Even the QUEEN (only on screen for a hot second) has “did she do that herself?” hair:
And oh my god, I’ve just realized the queen is wearing the weird hair flowers from Carême:

Even Françoise sometimes look like she did her own hair, but at least it’s when she’s sick or not trying too hard:
And the guys too. Lots of long, limp curls, which sure, these are mostly casual situations but can’t we slip a full-bottom wig in there somewhere?

Have you seen Madame de Sévigné? What’s your take?
Find this frock flick at:
Madame de Fayette has the type of gown with the puffs of shift at the CF and sleeves often seen in portraits.
Wow.
I swear, one look at la Petite with her Vulnerable Convent Girl face and you KNOW some local cad, rake-hell, bounder or suitably Period villain is going to make her life excessively adventurous: may the young lady become the heroine and not the victim of that adventure (If she’s that way inclined, may she be lucky enough to meet a gallant young gentleman who can shower her with hard-won love and incredible riches as he takes her away from all this in the classic style).
😂😂😂😂 one hundred percent!
Oh, god, those formal court hair styles on Francoise, especially the twisted curls–those are effing fabulous. (And the phrase “One Hanging Curl of Derp,” almost as good as “hot French-hood action..”) I’m also pleased to see a frock flick about mother-daughter relations, not a very popular theme. Thanks, Kendra!

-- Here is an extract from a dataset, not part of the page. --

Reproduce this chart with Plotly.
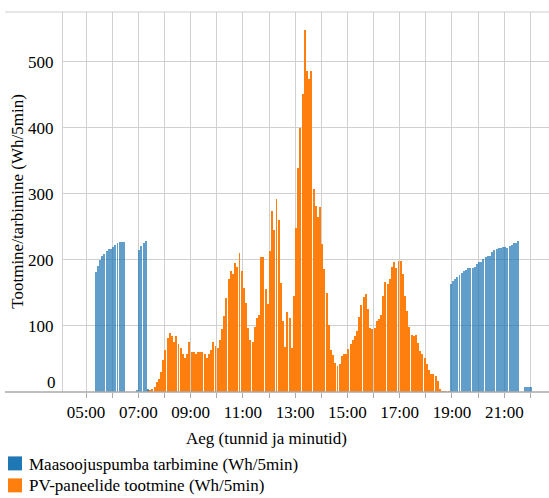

I signed up for the free trial, and so far the channel’s layout is a mess. There are a bunch of videos taking up space that are just 5 minute trailer compilations of different genre compilations. “Newly Added French Classics!” – why not just show each movie under a newly added category instead of trying waste time with previews? I couldn’t find Madame de Sevigne after scrolling for a while, so I just had to look for it through general Prime search bar anyway. I also hate that, at least for this particular movie, the only subtitle option was English, no possibility to put on French subtitles.
Maybe there are some hidden gems, but as far as TV goes I saw a lot of crossover with the PBS masterpiece channel or another channel called MHZ Choice.
I too was annoyed that there isn’t an option for French subtitles! It’s one of my favorite ways to practice my French! Okay so the channel isn’t fabulous, but I saw some GOOD movies on there (The Royal Exchange, for example)?
I’m somehow irritated about the interview of Romand. “L’Allée du Roi” or even new productions from France have no cold costumes – the opposite is the case. I have the impression that French movies about this special period are a lot better then their movies about the 18th century (there are some exceptions such as “Mademoiselle de Joncquières”). The pctures are looking good and I loved to read Madame de Sevigné’s letters and therefore I’m excited to see how they managed to bring their spirit into a movie – her fears for the health of her daughter for example.